His first trial lawyer advised him to plead to the sexual assault. Per his testimony at the Machner hearing, the thinking was that the assault was a long time ago, the sex was consensual, and a child had resulted, so the lawyer thought he could sell the court on a lesser sentence, even though the max was greater. It didn’t work out for Kelly–he got a sentence higher than the max for the DV charges he could have pleaded to–but, given the deferential IAC standard the court blesses the attorney’s advice as reasonable strategy. (¶¶17-20).

The court also decides there was no prejudice, in part because the DV counts would have been difficult to prove. This makes no sense. Why would it matter, when deciding which plea bargain to accept? Nobody was going to be proving any counts. Or, as Kelly’s appellate attorney aptly put it “[t]he relative strength of the State’s cases had nothing to do with anything.” Per the court it apparently had something to do with something, but the opinion doesn’t attempt to explain what it had to do with what. (¶21).

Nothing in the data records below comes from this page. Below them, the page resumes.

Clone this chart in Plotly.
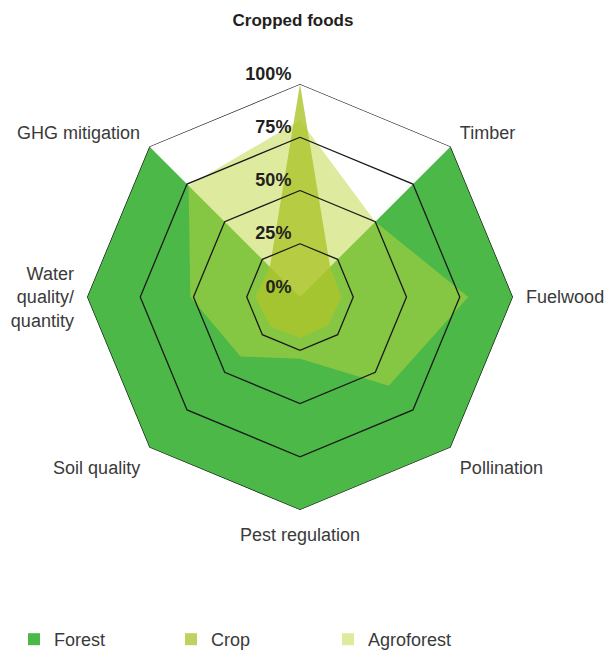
import plotly.graph_objects as go

# ---- data ----
categories = ["Cropped foods", "Timber", "Fuelwood", "Pollination",
              "Pest regulation", "Soil quality", "Water quality/quantity", "GHG mitigation"]
tick_labels = ["", "Timber", "Fuelwood", "Pollination", "Pest regulation",
               "Soil quality", "Water<br>quality/<br>quantity", "GHG mitigation"]
top_label = "Cropped foods"
forest = [0, 100, 100, 100, 100, 100, 100, 100]
crop = [100, 20, 19.5, 18.7, 19.3, 19.6, 21, 20]
agroforest = [83, 50, 79, 59, 29, 39.5, 51.5, 74]
ring_values = [25, 50, 75, 100]
pct_values = [0, 25, 50, 75, 100]
pct_labels = ["0%", "25%", "50%", "75%", "100%"]

FONT = "Liberation Sans, Arial, sans-serif"
TXT = "#3a3a3a"
W, H = 609, 650
ML, MR, MT, MB = 87, 96, 84, 140
PW = W - ML - MR
PH = H - MT - MB


def closed(vals):
    return list(vals) + [vals[0]]


theta_c = closed(categories)

fig = go.Figure()
series = [
    ("Forest", forest, "#4cb848", "#4cb848"),
    ("Crop", crop, "rgba(171,196,43,0.8)", "#c0d15f"),
    ("Agroforest", agroforest, "rgba(190,213,62,0.5)", "#deea9e"),
]
draw_order = [series[0], series[2], series[1]]
for name, vals, fill, _ in draw_order:
    fig.add_trace(go.Scatterpolar(
        r=closed(vals), theta=theta_c, mode="lines", fill="toself",
        fillcolor=fill, line=dict(width=0, color=fill), name=name,
        showlegend=False, hoverinfo="skip"))

for v in ring_values:
    fig.add_trace(go.Scatterpolar(
        r=[v] * len(theta_c), theta=theta_c, mode="lines",
        line=dict(color="#1a1a1a", width=1.3), showlegend=False, hoverinfo="skip"))

# radial value labels (a point exactly on the pole is culled by plotly's
# polygon test, so nudge it by a negligible amount)
fig.add_trace(go.Scatterpolar(
    r=[max(v, 1e-3) for v in pct_values], theta=[categories[0]] * len(pct_values),
    mode="text",
    text=["<b>%s</b>\u00a0\u2009" % t for t in pct_labels], textposition="top left",
    textfont=dict(family=FONT, size=18, color="#231f20"), cliponaxis=False,
    showlegend=False, hoverinfo="skip"))

# legend entries
for name, vals, _, legcol in series:
    fig.add_trace(go.Scatterpolar(
        r=[None], theta=[categories[0]], mode="markers", name=name,
        marker=dict(symbol="square", size=16, color=legcol),
        hoverinfo="skip"))

fig.update_layout(
    width=W, height=H,
    margin=dict(l=ML, r=MR, t=MT, b=MB, autoexpand=False),
    paper_bgcolor="white", plot_bgcolor="white",
    font=dict(family=FONT, color=TXT, size=18),
    title=dict(text="<b>%s</b>" % top_label, x=293 / W, xanchor="center",
               xref="container", y=1 - 20 / H, yanchor="middle", yref="container",
               font=dict(family=FONT, size=17, color="#231f20")),
    polar=dict(
        bgcolor="white",
        gridshape="linear",
        radialaxis=dict(range=[0, 100], visible=True, showgrid=False, showline=False,
                        showticklabels=False, ticks=""),
        angularaxis=dict(direction="clockwise", rotation=90, showgrid=False,
                         showline=False, ticks="outside", ticklen=9,
                         tickcolor="rgba(0,0,0,0)",
                         tickmode="array", tickvals=categories, ticktext=tick_labels,
                         tickfont=dict(family=FONT, size=18, color=TXT)),
    ),
    legend=dict(orientation="h", x=(14 - ML) / PW, xref="paper", xanchor="left",
                y=-(621 - (MT + PH)) / PH, yref="paper", yanchor="top",
                entrywidth=112, entrywidthmode="pixels",
                font=dict(family=FONT, size=18, color=TXT), itemsizing="constant"),
)

fig.write_html("out.html", config={"displayModeBar": False},
               post_script="document.body.style.margin='0';document.body.style.overflow='hidden';")
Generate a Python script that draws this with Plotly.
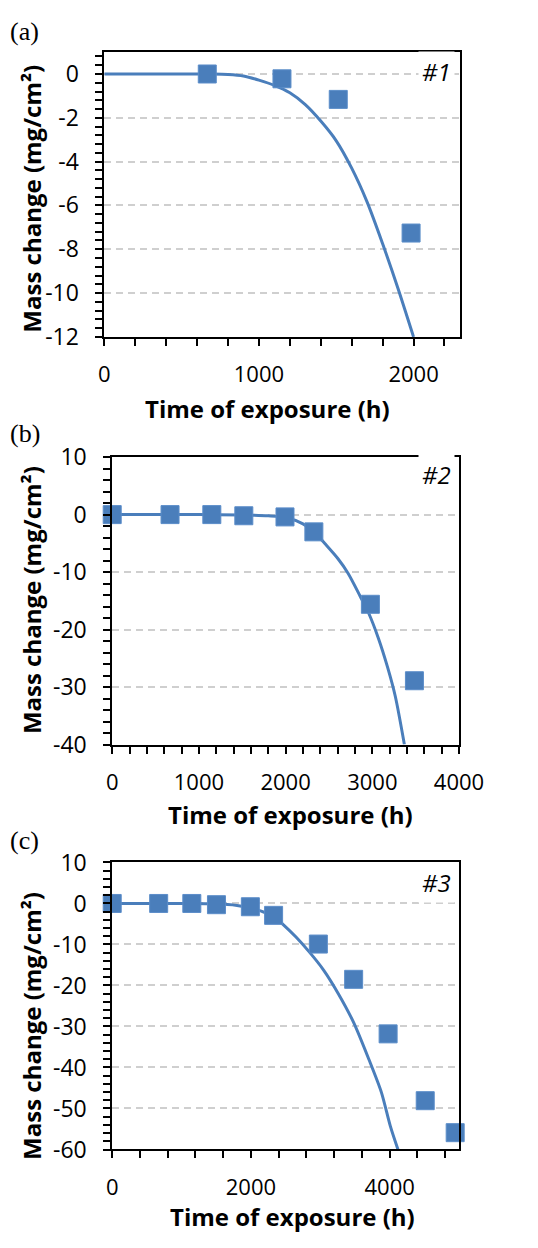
import plotly.graph_objects as go

# ---- data -------------------------------------------------------------
# Panel (a), sample #1
a_time = [666, 1149, 1513, 1984]
a_mass = [0.0, -0.22, -1.16, -7.26]
a_fit_time = [0, 500, 700, 800, 900, 1000, 1100, 1200, 1300, 1400, 1500,
              1600, 1700, 1800, 1900, 2000]
a_fit_mass = [0, 0, 0, -0.02, -0.09, -0.28, -0.52, -0.86, -1.4, -2.15, -3.05,
              -4.3, -5.85, -7.75, -9.8, -12.0]
a_xticks = [0, 1000, 2000]
a_yticks = [0, -2, -4, -6, -8, -10, -12]

# Panel (b), sample #2
b_time = [0, 667, 1149, 1518, 1993, 2326, 2978, 3486]
b_mass = [0.0, 0.0, 0.0, -0.2, -0.4, -3.0, -15.6, -28.9]
b_fit_time = [0, 1000, 1500, 1800, 2000, 2200, 2330, 2450, 2600, 2720, 2860,
              2960, 3070, 3175, 3265, 3370]
b_fit_mass = [0, 0, -0.05, -0.2, -0.5, -1.6, -3.0, -5.0, -7.6, -10.2, -14.2,
              -17.2, -21.5, -26.5, -31.6, -40.0]
b_xticks = [0, 1000, 2000, 3000, 4000]
b_yticks = [10, 0, -10, -20, -30, -40]

# Panel (c), sample #3
c_time = [0, 670, 1148, 1503, 1992, 2327, 2972, 3481, 3978, 4513, 4945]
c_mass = [0.0, 0.0, 0.0, -0.3, -0.8, -2.9, -9.9, -18.5, -31.8, -48.1, -55.9]
c_fit_time = [0, 1000, 1500, 1800, 2000, 2200, 2330, 2450, 2650, 2850, 3050,
              3260, 3480, 3700, 3880, 4010, 4120]
c_fit_mass = [0, 0, -0.1, -0.5, -1.1, -2.2, -3.2, -4.9, -8.2, -12.0, -16.3,
              -22.0, -29.0, -38.0, -46.0, -54.3, -60.0]
c_xticks = [0, 2000, 4000]
c_yticks = [10, 0, -10, -20, -30, -40, -50, -60]

panel_letters = ["(a)", "(b)", "(c)"]
sample_tags = ["#1", "#2", "#3"]
x_title = "Time of exposure (h)"
y_title = "Mass change (mg/cm²)"

# ---- page geometry (pixels) -------------------------------------------
W, H = 538, 1248


def px(x):
    return x / W


def py(y):
    return 1 - y / H


BLUE = "#4a7ebb"
TICK_FONT = dict(family="Open Sans", size=22, color="black")
XTITLE_FONT = dict(family="Open Sans", size=24, color="black", weight="bold")
YTITLE_FONT = dict(family="Open Sans", size=24, color="black", weight="bold")

panels = [
    dict(t=a_time, m=a_mass, ft=a_fit_time, fm=a_fit_mass,
         xt_vals=a_xticks, yt_vals=a_yticks,
         box=(104.3, 481.7, 36.0, 328.3), xr=[0, 2300], yr=[-12, 1],
         xmin=200, ymin=0.4,
         letter_y=15, tag_y=56, xt=(277, 402), yt=(27, 186)),
    dict(t=b_time, m=b_mass, ft=b_fit_time, fm=b_fit_mass,
         xt_vals=b_xticks, yt_vals=b_yticks,
         box=(112.7, 480.7, 451.7, 746.7), xr=[0, 4000], yr=[-40, 10],
         xmin=200, ymin=2,
         letter_y=427, tag_y=470, xt=(302, 818), yt=(27, 598)),
    dict(t=c_time, m=c_mass, ft=c_fit_time, fm=c_fit_mass,
         xt_vals=c_xticks, yt_vals=c_yticks,
         box=(112.7, 480.7, 867.7, 1162.3), xr=[0, 5000], yr=[-60, 10],
         xmin=400, ymin=2,
         letter_y=845, tag_y=888, xt=(304, 1231), yt=(27, 1035)),
]

fig = go.Figure()
layout = dict(
    width=W, height=H,
    margin=dict(l=0, r=0, t=0, b=0),
    paper_bgcolor="white", plot_bgcolor="white",
    showlegend=False,
    annotations=[],
)

for i, p in enumerate(panels):
    n = "" if i == 0 else str(i + 1)
    xa, ya = "x" + n, "y" + n
    ylab = "y" + str(i + 4)          # overlay axis that only carries labels
    left, right, top, bottom = p["box"]

    # fitted curve
    fig.add_trace(go.Scatter(
        x=p["ft"], y=p["fm"], mode="lines", xaxis=xa, yaxis=ya,
        line=dict(color=BLUE, width=3, shape="spline", smoothing=0.8),
        hoverinfo="skip"))
    # measured points
    fig.add_trace(go.Scatter(
        x=p["t"], y=p["m"], mode="markers", xaxis=xa, yaxis=ya,
        marker=dict(symbol="square", size=18, color=BLUE,
                    line=dict(color="#5b8dc9", width=1)),
        cliponaxis=False))
    # empty trace so the label axis gets drawn
    fig.add_trace(go.Scatter(x=[], y=[], xaxis=xa, yaxis=ylab,
                             hoverinfo="skip"))

    layout["xaxis" + n] = dict(
        domain=[px(left), px(right)], anchor=ya, range=p["xr"],
        showline=True, mirror=True, linecolor="black", linewidth=2,
        showgrid=False, zeroline=False,
        ticks="outside", ticklen=7, tickwidth=1.5, tickcolor="black",
        tickmode="array", tickvals=p["xt_vals"],
        ticktext=[str(v) for v in p["xt_vals"]],
        tickfont=TICK_FONT, ticklabelstandoff=10,
        minor=dict(ticks="outside", ticklen=7, tickwidth=1.5,
                   tickcolor="black", dtick=p["xmin"], tick0=0,
                   showgrid=False),
        fixedrange=True,
    )
    layout["yaxis" + n] = dict(
        domain=[py(bottom), py(top)], anchor=xa, range=p["yr"],
        showline=True, mirror=True, linecolor="black", linewidth=2,
        showgrid=True, gridcolor="#cfcfcf", gridwidth=1.5,
        griddash="7px,5px", zeroline=False,
        ticks="outside", ticklen=7, tickwidth=1.5, tickcolor="black",
        tickmode="array", tickvals=p["yt_vals"], showticklabels=False,
        minor=dict(ticks="outside", ticklen=7, tickwidth=1.5,
                   tickcolor="black", dtick=p["ymin"], tick0=0,
                   showgrid=False),
        fixedrange=True,
    )
    # tick labels, set a little away from the frame
    layout["yaxis" + str(i + 4)] = dict(
        overlaying=ya, anchor="free", position=px(left - 27),
        range=p["yr"], side="left",
        showline=False, showgrid=False, zeroline=False, ticks="",
        tickmode="array", tickvals=p["yt_vals"],
        ticktext=[str(v) for v in p["yt_vals"]],
        tickfont=dict(family="Open Sans", size=23, color="black"),
        fixedrange=True,
    )

    anns = layout["annotations"]
    anns.append(dict(text=panel_letters[i], xref="paper", yref="paper",
                     x=px(2), y=py(p["letter_y"]), xanchor="left",
                     yanchor="middle", showarrow=False,
                     font=dict(family="Liberation Serif", size=26,
                               color="black")))
    anns.append(dict(text="<i>" + sample_tags[i] + "</i>", xref="paper",
                     yref="paper", x=px(476), y=py(p["tag_y"]),
                     xanchor="right", yanchor="middle", showarrow=False,
                     bgcolor="white", borderpad=3,
                     font=dict(family="Open Sans", size=24, color="black")))
    anns.append(dict(text=x_title, xref="paper", yref="paper",
                     x=px(p["xt"][0]), y=py(p["xt"][1]), xanchor="center",
                     yanchor="middle", showarrow=False, font=XTITLE_FONT))
    anns.append(dict(text=y_title, xref="paper", yref="paper",
                     x=px(p["yt"][0]), y=py(p["yt"][1]), xanchor="center",
                     yanchor="middle", showarrow=False, textangle=-90,
                     font=YTITLE_FONT))

fig.update_layout(**layout)
fig.write_html("out.html")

The court also rejects Kelly’s claim that successor counsel (he fired his first lawyer after the plea but before sentencing) failed him by telling him it was “too late” to withdraw his plea. Basically, the lawyer testified that’s not what was said, and the circuit court believed him. (¶¶23-26).

Finally, the court of appeals agrees with the circuit court’s conclusion that evidence Kelly has an “intellectual disability”–rather than the “learning disability” that was before the court at sentencing–is not a new factor for sentence modification purposes. (¶¶27-30).